# City: pazzia per Messi: 55 milioni di euro all'anno.



## admin (27 Novembre 2015)

Manchester City senza limiti. Il club inglese è pronto a tutto pur di portare Messi in Premier League. Secondo quanto riportato dal Sun, l'offerta sarebbe già pronta, clamorosa e senza precedenti. Un milioni di euro a settimana. Cinquantacinque milioni di euro a stagione.


----------



## BossKilla7 (27 Novembre 2015)

Il calcio è drogato


----------



## Black (27 Novembre 2015)

non penso che Messi andrebbe mai al City che nonostante i miliardi spesi al di fuori dei confini nazionali ha sempre fatto figuracce. Le uniche squadre dove potrebbe andare sono PSG, Bayern (il Real si autoesclude per ovvi motivi)


----------



## Roten1896 (27 Novembre 2015)

probabilmente questi riuscirebbero ad uscire agli ottavi di CL anche con Messi


----------



## Milanforever26 (27 Novembre 2015)

Me esiste un limite oltre al quale chi si inventa certe notizie può essere denunciato per diffusione di caxx..te?


----------



## Fabry_cekko (27 Novembre 2015)

Se sta bene rimane a Barcellona. Il rischio c'era dopo la "brutta" stagione 2013-2014, anche con i vari infortuni.


----------



## Heaven (27 Novembre 2015)

Devono assolutamente introdurre il Salary Cap


----------



## davoreb (27 Novembre 2015)

Ma dai che vada via, se non al City allo United.

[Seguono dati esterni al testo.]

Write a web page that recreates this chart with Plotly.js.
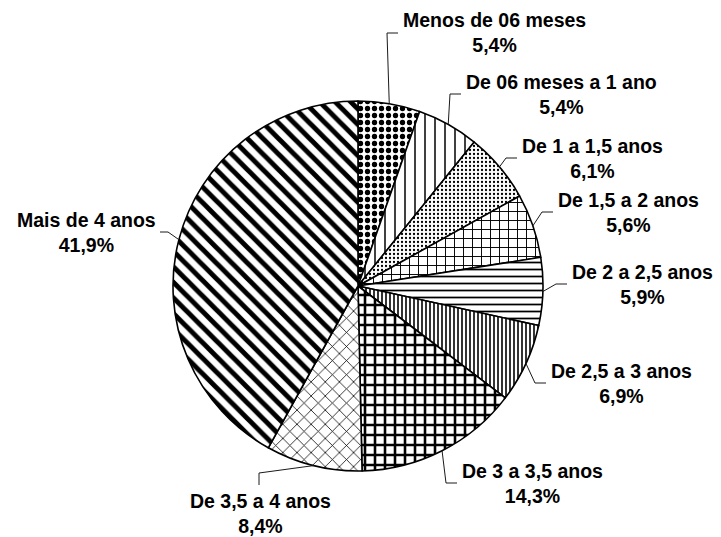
<!DOCTYPE html>
<html>
<head>
<meta charset="utf-8">
<script src="https://cdn.plot.ly/plotly-3.0.1.min.js"></script>
<style>
  html, body { margin: 0; padding: 0; background: #fff; }
  #chart { width: 721px; height: 537px; }
</style>
</head>
<body>
<div id="chart"></div>
<script>
// Tempo de permanência: categorias e percentuais
const categories = [
  "Menos de 06 meses",
  "De 06 meses a 1 ano",
  "De 1 a 1,5 anos",
  "De 1,5 a 2 anos",
  "De 2 a 2,5 anos",
  "De 2,5 a 3 anos",
  "De 3 a 3,5 anos",
  "De 3,5 a 4 anos",
  "Mais de 4 anos"
];
const percentages = [5.4, 5.4, 6.1, 5.6, 5.9, 6.9, 14.3, 8.4, 41.9];

// Hatch fills, one per slice
const hatchShapes   = [".", "|", ".", "+", "-", "|", "+", "x", "\\"];
const hatchSizes    = [7, 10, 4, 9, 7, 4, 10, 10, 11];
const hatchSolidity = [0.45, 0.15, 0.25, 0.2, 0.25, 0.4, 0.45, 0.15, 0.45];

// Label placement in pixels: anchor point and which side of the pie it sits on
const labelPlacement = [
  { x: 402, y: 33,  side: "r" },
  { x: 465, y: 94,  side: "r" },
  { x: 521, y: 158, side: "r" },
  { x: 557, y: 212, side: "r" },
  { x: 571, y: 284, side: "r" },
  { x: 550, y: 383, side: "r" },
  { x: 461, y: 483, side: "r" },
  { x: 260, y: 489, side: "b" },
  { x: 157, y: 232, side: "l" }
];

const W = 721, H = 537;
const CX = 358, CY = 286, R = 185;
const px = x => x / W;
const py = y => 1 - y / H;

const fmtPct = v => v.toFixed(1).replace(".", ",") + "%";

const trace = {
  type: "pie",
  labels: categories,
  values: percentages,
  sort: false,
  direction: "clockwise",
  rotation: 0,
  textinfo: "none",
  textposition: "none",
  hoverinfo: "label+percent",
  showlegend: false,
  domain: { x: [px(CX - R), px(CX + R)], y: [py(CY + R), py(CY - R)] },
  marker: {
    colors: categories.map(() => "#ffffff"),
    line: { color: "#000000", width: 1.6 },
    pattern: {
      shape: hatchShapes,
      size: hatchSizes,
      solidity: hatchSolidity,
      fgcolor: "#000000",
      bgcolor: "#ffffff",
      fillmode: "replace"
    }
  }
};

// Labels and leader lines, leader start derived from each slice's mid-angle
const total = percentages.reduce((a, b) => a + b, 0);
const annotations = [];
const shapes = [];
let cum = 0;
percentages.forEach((v, i) => {
  const mid = (cum + v / 2) / total * 2 * Math.PI;
  cum += v;
  const sx = CX + R * Math.sin(mid);
  const sy = CY - R * Math.cos(mid);
  const lp = labelPlacement[i];
  let ex, ey, kx, ky, xanchor, yanchor;
  if (lp.side === "r") {
    ex = lp.x - 4; ey = lp.y; kx = ex - 11; ky = ey;
    xanchor = "left"; yanchor = "middle";
  } else if (lp.side === "l") {
    ex = lp.x + 3; ey = lp.y; kx = ex + 8; ky = ey;
    xanchor = "right"; yanchor = "middle";
  } else {
    ex = lp.x - 1; ey = lp.y - 4; kx = ex; ky = ey - 12;
    xanchor = "center"; yanchor = "top";
  }
  annotations.push({
    xref: "paper", yref: "paper",
    x: px(lp.x), y: py(lp.y),
    xanchor: xanchor, yanchor: yanchor,
    showarrow: false,
    align: "center",
    borderpad: 0,
    text: categories[i] + "<br>" + fmtPct(v),
    font: { family: "Liberation Sans, Arial, sans-serif", size: 19.5, color: "#000", weight: "bold" }
  });
  shapes.push({
    type: "path",
    xref: "paper", yref: "paper",
    path: "M" + px(sx) + "," + py(sy) + " L" + px(kx) + "," + py(ky) + " L" + px(ex) + "," + py(ey),
    line: { color: "#1a1a1a", width: 1 }
  });
});

const layout = {
  width: W,
  height: H,
  margin: { l: 0, r: 0, t: 0, b: 0 },
  paper_bgcolor: "#ffffff",
  plot_bgcolor: "#ffffff",
  annotations: annotations,
  shapes: shapes
};

Plotly.newPlot("chart", [trace], layout, { displayModeBar: false, staticPlot: true });
</script>
</body>
</html>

A me piacerebbe molto vederlo in un altra squadra.


----------



## Superdinho80 (27 Novembre 2015)

Se vabbe..non ci credo


----------



## Splendidi Incisivi (27 Novembre 2015)

Muoio


----------



## Nicco (27 Novembre 2015)

Sono cifre che come le altre fanno riflettere, con sono un milione io ci camperei una vita senza farmi mancare molto, lui ne prenderebbe uno al mese...mah


----------



## Superdinho80 (27 Novembre 2015)

Nicco ha scritto:


> Sono cifre che come le altre fanno riflettere, con sono un milione io ci camperei una vita senza farmi mancare molto, lui ne prenderebbe uno al mese...mah



uno alla settimana, 4 al mese, ma scherziamo??


----------



## Nicco (28 Novembre 2015)

Superdinho80 ha scritto:


> uno alla settimana, 4 al mese, ma scherziamo??



Ah già. eh infatti, assurdo!


----------



## Ma che ooh (30 Novembre 2015)

Ma uno a me no ?


----------



## Sheva my Hero (1 Dicembre 2015)

Il calcio sta diventando uno schifo, praticamente non esiste più una competizione onesta. Ma come possono le squadre senza questi tipi di proprietà pensare di vincere? Stanno distruggendo il calcio, non eiste di vedere tutti i calciatori di valore accentrati nelle stesse 3/4 squadre... A sto punto giocassero la champion tra di loro in un bel girone all'italiana e via...


----------



## mefisto94 (1 Dicembre 2015)

Nicco ha scritto:


> Sono cifre che come le altre fanno riflettere, con sono un milione io ci camperei una vita senza farmi mancare molto, lui ne prenderebbe uno al mese...mah



Io non saprei manco come spenderlo un mln a settimana, cioè non so, dovrei comprami due-tre ville al mese.

Non basta un'altra vita per usarli.


----------